For three years following the arrival of the virus that causes Covid, the dominant response from governments and the public has been to be afraid and stay far away through any means possible. This has further mutated into a population-wide germophobia that is actually being promoted by elite opinion.
Steve Templeton, senior scholar at Brownstone Institute and associate professor of microbiology and immunology at Indiana University School of Medicine: Terre Haute, argues that this response is primitive, unscientific, and ultimately contrary to individual and public health.
If a public health response is like an immune response, then consider this book as immunization against germophobia, politicized science, a self-defeating safety culture, and misplaced faith in experts. Dr. Templeton is our guide to helping us gain a new and more robust understanding of the relationship between the microbial kingdom and our own lives.
The pandemic forecasts in the United States were very grim. Experts were predicting that 60-70 percent of the population would ultimately be infected resulting in over 1.5 million deaths in just a few months. People on social media were in an absolute panic. Stories about empty shelves and runs on toilet paper were everywhere. Those who tried to refute these doomsday predictions were shouted down and eventually silenced.
And yet, the science on the virus was very clear. Disease severity was age-stratified. Extreme measures would not drive it away and would cause a tremendous amount of collateral damage. Even if the worse-case scenarios were true, it was extremely important that we take measures based on evidence.
But eventually, the cry to “do something” became overwhelming, and the costs no longer mattered. Trying to calm people with wisdom about infectious disease became nearly pointless. Germophobia swept through society and political culture.

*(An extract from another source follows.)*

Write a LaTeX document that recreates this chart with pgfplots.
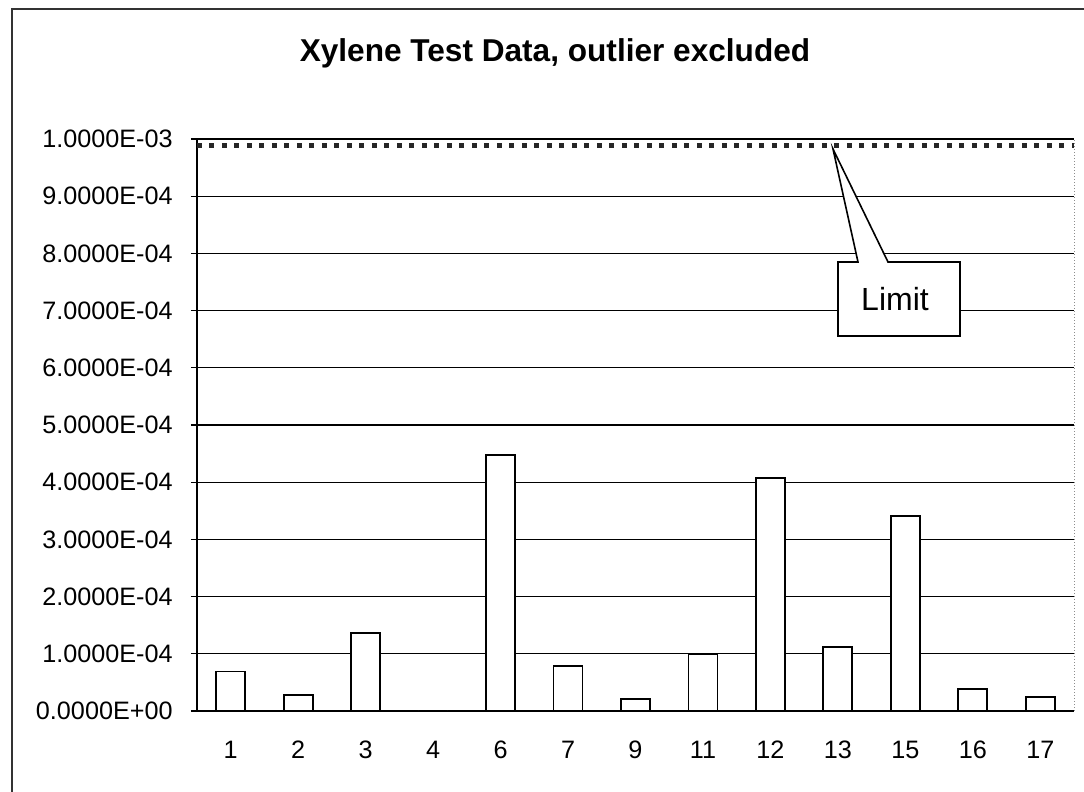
\documentclass[border=0pt]{standalone}
\usepackage{pgfplots}
\pgfplotsset{compat=1.18}
\usepackage{fontspec}
\setmainfont{Liberation Sans}
\begin{document}
\begin{tikzpicture}
\useasboundingbox (-98.5pt,-40.5pt) rectangle (443.5pt,355.5pt);
% outer chart frame (left and top edges visible)
\draw[black!80, line width=0.7pt] (-92.5pt,-45pt) -- (-92.5pt,351pt) -- (450pt,351pt);
\begin{axis}[
  at={(0pt,0pt)}, anchor=south west,
  scale only axis,
  width=438.5pt, height=286pt,
  xmin=-0.5, xmax=12.5,
  ymin=0, ymax=0.001,
  scaled y ticks=false,
  axis x line*=bottom, axis y line*=left,
  axis line style={-, black, line width=0.8pt},
  ybar, bar width=14.5pt,
  xtick={0,...,12},
  xticklabels={1,2,3,4,6,7,9,11,12,13,15,16,17},
  major x tick style={draw=none},
  extra x ticks={-0.5,0.5,1.5,2.5,3.5,4.5,5.5,6.5,7.5,8.5,9.5,10.5,11.5,12.5},
  extra x tick labels={},
  extra x tick style={major tick length=3pt, tick style={black, line width=0.6pt}, grid=none},
  ytick={0,0.0001,0.0002,0.0003,0.0004,0.0005,0.0006,0.0007,0.0008,0.0009,0.001},
  yticklabels={0.0000E+00,1.0000E-04,2.0000E-04,3.0000E-04,4.0000E-04,5.0000E-04,6.0000E-04,7.0000E-04,8.0000E-04,9.0000E-04,1.0000E-03},
  tick align=outside,
  major tick length=3pt,
  tick style={black, line width=0.6pt},
  ymajorgrids,
  major grid style={black, line width=0.6pt},
  /pgf/number format/assume math mode=true,
  tick label style={font=\fontsize{12.6}{15}\selectfont},
  yticklabel style={anchor=east, inner sep=0pt, xshift=-9pt},
  xticklabel style={anchor=base, inner sep=0pt, yshift=-21pt},
  clip=false,
]
\addplot[ybar, fill=white, draw=black, line width=0.9pt] coordinates {
  (0,6.9e-5) (1,2.8e-5) (2,1.36e-4) (3,0) (4,4.48e-4) (5,7.8e-5)
  (6,2.1e-5) (7,1.0e-4) (8,4.07e-4) (9,1.12e-4) (10,3.41e-4) (11,3.8e-5) (12,2.5e-5)
};
\addplot[sharp plot, black!85, line width=2.5pt, dash pattern=on 2.5pt off 3.75pt, forget plot] coordinates {
  (-0.5,9.88e-4) (12.5,9.88e-4)
};
\end{axis}
% right edge of plot area (faint)
\draw[black!45, densely dotted, line width=0.5pt] (438.5pt,0pt) -- (438.5pt,286pt);
% callout
\draw[black, line width=0.8pt, fill=white]
  (320.5pt,187.5pt) -- (320.5pt,224.5pt) -- (330.5pt,224.5pt) -- (318pt,281pt)
  -- (345.5pt,224.5pt) -- (381.5pt,224.5pt) -- (381.5pt,187.5pt) -- cycle;
\node[font=\fontsize{16}{18}\selectfont, inner sep=0pt] at (349pt,206pt) {Limit};
% title
\node[font=\bfseries\fontsize{15.8}{18}\selectfont, anchor=base, inner sep=0pt] at (179pt,324.5pt) {Xylene Test Data, outlier excluded};
\end{tikzpicture}
\end{document}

Hardly anyone wanted to hear the truth that microbes are everywhere, and they cannot be avoided. There are an estimated 6x10^30 bacterial cells on Earth at any given time. By any standard, this is a huge amount of biomass, second only to plants, and exceeding that of all animals by more than 30-fold.
To live at peace with the microbial kingdom requires trained immune systems, as George Carlin said years ago. That means exposure and the protection of normal social functioning even under pandemic conditions with a new virus.
Many books have been and will be written about pandemic response mistakes, and that’s a good thing. There can’t possibly be enough reflection on what went wrong—otherwise we will be doomed to follow the same path, or an even worse one, next time. This book argues that the safety-at-all-costs culture will continue to result in counterproductive policies until it is challenged at its root.
How did people in our communities and around the world get to the point of hysteria over a pandemic with a clear age-stratified and comorbidity-amplified morality? Why were young and healthy people with very little risk for disease and death treated as if they were a grave danger to others?
It was always pointless to try to stop much less eradicate this virus. We’ve evolved with pathogens and need to learn to live with them without imposing mass psychological, social, economic, and public-health damage.